I had a project in mind for the Gameduino, part of which requires the display of a world map. But the Gameduino has a relatively limited amount of memory, and the “background” graphics is character mapped: instead of providing complete flexibility to plot individual points, the Gameduino memory is organized as a 64×64 array of 8 bit memory, each specifying a single 8×8 character. Thus, to make a “map”, we need to generate a character set and then build the resulting image out of those characters.
I began with a 400×200 map that I shrunk down from the image I got from this page and converted to a simple black and white image. I then tried to see how many unique 8×8 tiles there were: in this case, 342 unique tiles were needed to reproduce the image exactly.
But I don’t need to reproduce the image exactly, I just want as close an image as I can find, encoded with as few characters as I can find. I suspect that if I wanted to think about this hard, I could figure out a way to use some fairly strong bit of math to find a good solution. The problem would seem to be a binary vector quantization problem: each tile can be viewed as a 64 element binary vector. The problem is to find a set of 64 bit code words that approximate the distribution of codewords from the image tiles.
But of course I am lazy. When confronted with problems like this, I like to use techniques like simulated annealing to solve them. In fact, I coded up a pretty straightforward hill climbing algorithm. It simply takes a subset of (say) 128 tiles, and sees how closely it can approximate the image using those tiles. In each iteration, it swaps one of the tiles out for a different one, and keeps the new mapping if it lowers the number of error bits. A proper simulated annealing schedule would probably help, but even as slow and inefficient a scheme as it is, it still does a good job.

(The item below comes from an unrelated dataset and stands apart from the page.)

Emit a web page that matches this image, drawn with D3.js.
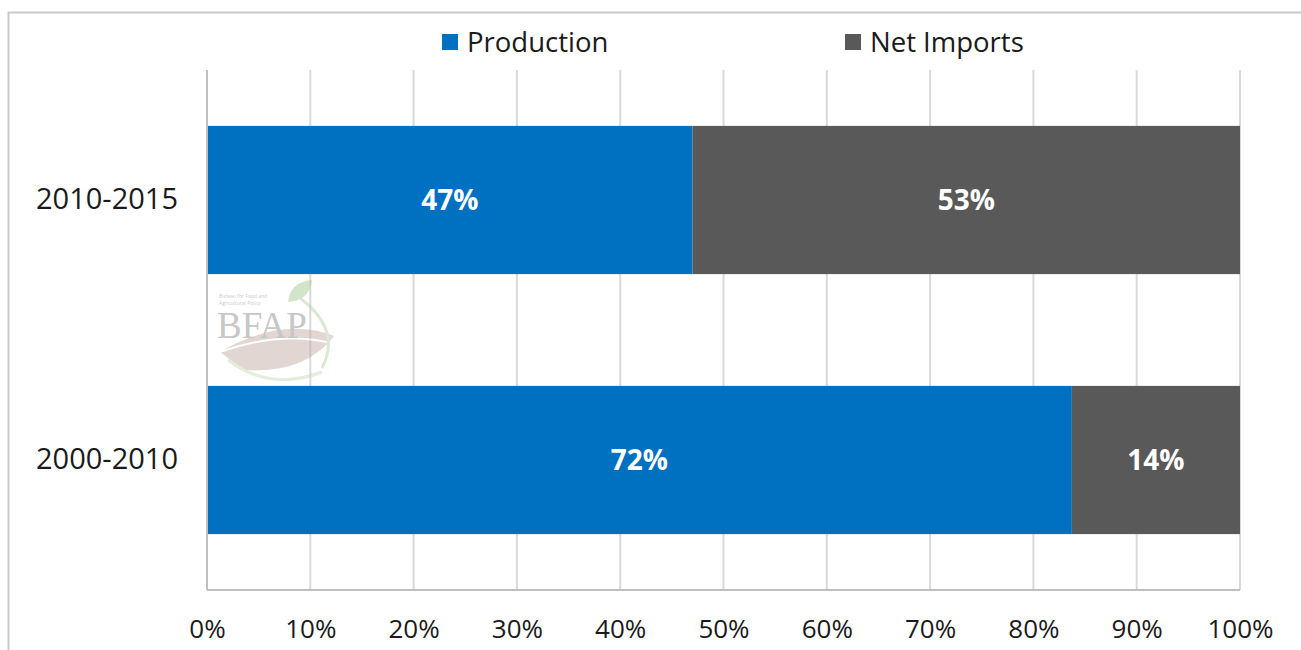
<!DOCTYPE html>
<html lang="en">
<head>
<meta charset="UTF-8">
<title>Production vs Net Imports</title>
<script src="https://d3js.org/d3.v7.min.js"></script>
<style>
  body { margin: 0; background: #fff; font-family: "Open Sans", Arial, sans-serif; }
  svg { display: block; }
</style>
</head>
<body>
<div id="chart"></div>
<script>
const periods = ["2010-2015", "2000-2010"];
const seriesNames = ["Production", "Net Imports"];
const production = [47, 72];
const netImports = [53, 14];
const tickValues = [0, 0.1, 0.2, 0.3, 0.4, 0.5, 0.6, 0.7, 0.8, 0.9, 1];
const colors = ["#0070C0", "#595959"];

const width = 1301, height = 650;
const margin = { top: 70, right: 61, bottom: 60, left: 207 };

const svg = d3.select("#chart").append("svg")
  .attr("width", width)
  .attr("height", height);

// outer frame
svg.append("rect")
  .attr("x", 8.5).attr("y", 12.5)
  .attr("width", width).attr("height", height)
  .attr("fill", "none")
  .attr("stroke", "#c9c9c9")
  .attr("stroke-width", 2);

const rows = periods.map((p, i) => ({ period: p, "Production": production[i], "Net Imports": netImports[i] }));
const stacked = d3.stack().keys(seriesNames).offset(d3.stackOffsetExpand)(rows);

const x = d3.scaleLinear().domain([0, 1]).range([margin.left, width - margin.right]);
const y = d3.scaleBand().domain(periods).range([margin.top, height - margin.bottom]).paddingInner(0.43).paddingOuter(0.215);

// gridlines
svg.append("g")
  .selectAll("line")
  .data(tickValues.slice(1))
  .join("line")
  .attr("x1", d => x(d)).attr("x2", d => x(d))
  .attr("y1", margin.top).attr("y2", height - margin.bottom)
  .attr("stroke", "#d9d9d9")
  .attr("stroke-width", 2);

// watermark logo
const logo = svg.append("g").attr("opacity", 0.5);
logo.append("path")
  .attr("d", "M220,352 Q282,316 334,336 Q305,374 244,370 Z")
  .attr("fill", "#c4aea4");
logo.append("path")
  .attr("d", "M220,352 Q282,330 334,344")
  .attr("fill", "none").attr("stroke", "#fff").attr("stroke-width", 2);
logo.append("path")
  .attr("d", "M228,360 Q270,392 322,372")
  .attr("fill", "none").attr("stroke", "#c9dcb8").attr("stroke-width", 3);
logo.append("path")
  .attr("d", "M300,298 Q342,330 322,368")
  .attr("fill", "none").attr("stroke", "#b9d3a8").attr("stroke-width", 3);
logo.append("path")
  .attr("d", "M288,302 Q290,282 312,280 Q310,300 288,302 Z")
  .attr("fill", "#a9cc94");
logo.append("text")
  .attr("x", 217).attr("y", 338)
  .attr("font-family", "'Liberation Serif', 'DejaVu Serif', serif")
  .attr("font-size", 37)
  .attr("fill", "#909090")
  .text("BFAP");
logo.append("text")
  .attr("x", 219).attr("y", 298)
  .attr("font-size", 5)
  .attr("fill", "#909090")
  .text("Bureau for Food and");
logo.append("text")
  .attr("x", 219).attr("y", 305)
  .attr("font-size", 5)
  .attr("fill", "#909090")
  .text("Agricultural Policy");

// bars
const layers = svg.append("g")
  .selectAll("g")
  .data(stacked)
  .join("g")
  .attr("fill", (d, i) => colors[i]);

layers.selectAll("rect")
  .data(d => d)
  .join("rect")
  .attr("x", d => x(d[0]))
  .attr("width", d => x(d[1]) - x(d[0]))
  .attr("y", d => y(d.data.period))
  .attr("height", y.bandwidth());

// data labels
layers.each(function (layer) {
  d3.select(this).selectAll("text")
    .data(layer)
    .join("text")
    .attr("x", d => (x(d[0]) + x(d[1])) / 2)
    .attr("y", d => y(d.data.period) + y.bandwidth() / 2)
    .attr("dy", "0.36em")
    .attr("text-anchor", "middle")
    .attr("fill", "#fff")
    .attr("font-weight", "bold")
    .attr("font-size", 28)
    .text(d => d.data[layer.key] + "%");
});

// axes lines
svg.append("line")
  .attr("x1", x(0)).attr("x2", x(0))
  .attr("y1", margin.top).attr("y2", height - margin.bottom)
  .attr("stroke", "#bfbfbf").attr("stroke-width", 2);
svg.append("line")
  .attr("x1", x(0)).attr("x2", x(1))
  .attr("y1", height - margin.bottom).attr("y2", height - margin.bottom)
  .attr("stroke", "#bfbfbf").attr("stroke-width", 2);

// x axis
const xAxis = svg.append("g")
  .attr("transform", `translate(0,${height - margin.bottom})`)
  .call(d3.axisBottom(x).tickValues(tickValues).tickFormat(d3.format(".0%")).tickSize(0).tickPadding(30));
xAxis.select(".domain").remove();
xAxis.selectAll("text")
  .attr("font-family", "'Open Sans', Arial, sans-serif")
  .attr("font-size", 26)
  .attr("fill", "#1a1a1a");

// y axis
const yAxis = svg.append("g")
  .attr("transform", `translate(${margin.left},0)`)
  .call(d3.axisLeft(y).tickSize(0).tickPadding(29));
yAxis.select(".domain").remove();
yAxis.selectAll("text")
  .attr("font-family", "'Open Sans', Arial, sans-serif")
  .attr("font-size", 29)
  .attr("fill", "#1a1a1a");

// legend
const legendX = [442, 845];
const legend = svg.append("g")
  .selectAll("g")
  .data(seriesNames)
  .join("g")
  .attr("transform", (d, i) => `translate(${legendX[i]},42)`);
legend.append("rect")
  .attr("x", 0).attr("y", -8)
  .attr("width", 16).attr("height", 16)
  .attr("fill", (d, i) => colors[i]);
legend.append("text")
  .attr("x", 25)
  .attr("dy", "0.36em")
  .attr("font-size", 27.5)
  .attr("fill", "#1a1a1a")
  .text(d => d);
</script>
</body>
</html>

Here’s an animated gif that flips between the target and the image that I discovered that can be encoded with 128 characters. That still leaves 128 characters to use for, well, alphabets and numbers and the like. Looks pretty good.
I might work a bit more on this, to see if I can get a small bit better, but it’s useable for now.
Addendum: I added a few things that made it a bit better. The previous best map had about 650 bits different. I implemented a simple annealing schedule in my optimizer, and allowed it to use tiles which were not already in the existing pool by simply modifying tiles with single bit changes. This resulted in an image which has only 460 bits different. It’s annoying that it created a new “island” off the east coast of South America, but it’s still pretty good.
Addendum2: Oops, the reason this worked out better is that it uses 192 characters instead of 128. I was playing with different settings as I made changes. 192 characters is the max I could use in this application. That leaves 64 codes, which nicely covers the ASCII codes from 32 (space) to 95 (underscore) and includes all the capital letters and numbers.
I think the new island off South America corresponds roughly to the area around Kaliningrad Oblast. Perhaps both can be manually erased.
I wonder if the best results could be achieved by using a metric more closely attuned to human perception. The current ‘number of different bits’ metric assigns a large cost to (for example) increasing or decreasing the width of a continents by a pixel or two, but this would make very little difference to the visual appearance. Its not clear to me what form such a ‘perceptual metric’ would take, but I’ll bet there’s some existing research. (And of course, simulated annealing ‘just works’ with the new metric.)
Did you look at the Ramer-Douglas-Peuckert algorithm?
http://en.wikipedia.org/wiki/Ramer–Douglas–Peucker_algorithm
It can be used to simplify a map to any desired degree, using a single scalar as a tuning parameter. It’s pretty cool.